— ABC7 Eyewitness News (@ABC7) May 22, 2015
The Las Vegas Sun reported Friday afternoon, May 22, that a 5.3 magnitude earthquake occurred in Caliente, Nev., north of Las Vegas, prompting at least one freeway ramp closure to inspect for possible structural damage.
Nevada Department of Transportation spokesman Tony Illia issued a statement that “the U.S. 95 southbound ramp to I-15 southbound is currently closed due to possible structural damage.”
A few hours later, around 5:30 CDT, an update came in which Illia described what engineers found at the high-volume U.S. 95/I-15 interchange, which was expected to handle almost double normal volumes over the Memorial Day weekend. Engineers inspected supporting bridge columns and beam pins to ensure the bridge’s structural integrity. The Martin Luther King onramp to southbound I-15 and U.S. 95 southbound to I-15 northbound ramps were also closed as a safety precaution.

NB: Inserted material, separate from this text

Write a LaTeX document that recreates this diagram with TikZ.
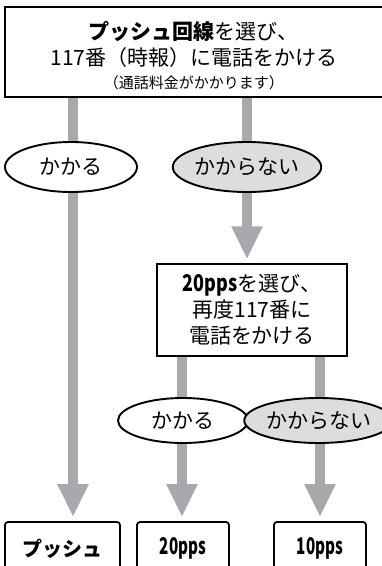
\documentclass[tikz,border=0pt]{standalone}
\usepackage{fontspec}
\usepackage{graphicx}
\setmainfont{Noto Sans CJK JP}
\usetikzlibrary{shapes.geometric,arrows.meta,backgrounds}
\definecolor{arrgray}{HTML}{A7A9AC}
\definecolor{ellgray}{HTML}{DCDDDE}
\newcommand\cnd[2]{\scalebox{#1}[1]{#2}}
\tikzset{
  sqbox/.style={draw=black, line width=1.3pt, fill=white, inner sep=0pt, align=center, font=\fontsize{21}{26}\selectfont},
  txt/.style={inner sep=0pt, align=center, font=\fontsize{21}{26}\selectfont},
  endbox/.style={draw=black, line width=1.8pt, fill=white, rounded corners=3pt, inner sep=0pt, minimum height=53pt, font=\fontsize{20}{26}\selectfont\bfseries},
  oval/.style={ellipse, draw=black, line width=1.9pt, inner sep=0pt, font=\fontsize{21}{24}\selectfont},
  yes/.style={oval, fill=white},
  no/.style={oval, fill=ellgray},
  arr/.style={draw=arrgray, line width=9.5pt, -{Triangle[width=29pt,length=33pt]}, shorten >=4pt}
}
\begin{document}
\begin{tikzpicture}[x=1pt,y=-1pt]
\useasboundingbox (0,0) rectangle (382,566);
\clip (0,0) rectangle (382,566);
% boxes
\node[sqbox, minimum width=378pt, minimum height=90pt] (top) at (194,52) {};
\node[txt] (toptext) at (194,55.5)
  {\textbf{プッシュ回線}を選び、\\117番（時報）に電話をかける\\[-3pt]{\fontsize{15}{16}\selectfont（通話料金がかかります）}};
\node[sqbox, minimum width=190pt, minimum height=92pt] (sec) at (252,310)
  {{\fontsize{23}{26}\selectfont\bfseries\cnd{0.78}{20pps}}を選び、\\再度117番に\\電話をかける};
\node[endbox, minimum width=115pt] (push) at (62.5,548.5) {プッシュ};
\node[endbox, minimum width=92pt] (p20) at (183,548.5) {\fontsize{23}{26}\selectfont\cnd{0.66}{20pps}};
\node[endbox, minimum width=92pt] (p10) at (320,548.5) {\fontsize{23}{26}\selectfont\cnd{0.66}{10pps}};
% ovals
\node[yes, minimum width=132pt, minimum height=50pt] (ok1) at (71,167) {かかる};
\node[no, minimum width=129pt, minimum height=50pt] (ng1) at (247,167) {かからない};
\node[yes, minimum width=130pt, minimum height=45pt] (ok2) at (183,420.5) {かかる};
\node[no, minimum width=127pt, minimum height=45pt] (ng2) at (318.5,420.5) {かからない};
% arrow columns
\coordinate (cA) at (73,0);
\coordinate (cB) at (247,0);
\coordinate (cC) at (182,0);
\coordinate (cD) at (320,0);
\begin{scope}[on background layer]
\draw[arr] (top.south -| cA) -- (push.north -| cA);
\draw[arr] (top.south -| cB) -- (sec.north -| cB);
\draw[arr] (sec.south -| cC) -- (p20.north -| cC);
\draw[arr] (sec.south -| cD) -- (p10.north -| cD);
\end{scope}
\end{tikzpicture}
\end{document}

“The joint damage was pre-existing. The tremblor simply dislodged the protective rubber encasing the bridge seam making it look much worse than it was in reality,” said NDOT District I Engineer Mary Martini. “However, we’re issuing an emergency contract to repair the seam. Meanwhile, the ramps remain structurally sound and safe for travel.”
The cast-in-place concrete and steel reinforced ramps were set to reopen within one hour of that announcement, “And they will remain open throughout the holiday weekend,” Illia added.
The I-15/U.S. 95 interchange “sees 250,000 vehicles daily, making it the busiest stretch of roadway in the state with 25,000 lane changes an hour,” said Illia. “However, those numbers are considerable higher during Memorial Day with another 198,000 anticipated drivers coming to Las Vegas over the long holiday weekend.”
He went on to reiterate the strength of the state’s bridge program, statistically. “NDOT inspects its 1,100 bridges statewide at least twice a year. All of our bridge structures are designed to withstand rigorous wind and earthquake loading…. Nevada consequently has some of the best-rated bridges in the country, according to a recent report by the American Road and Transportation Builders Association. Only 1.8 percent of Nevada bridges are classified as structurally deficient, which is the lowest in the country. The national average is six percent.”
Nonetheless, a wide inspection effort in the aftermath of the quake was ongoing, he said.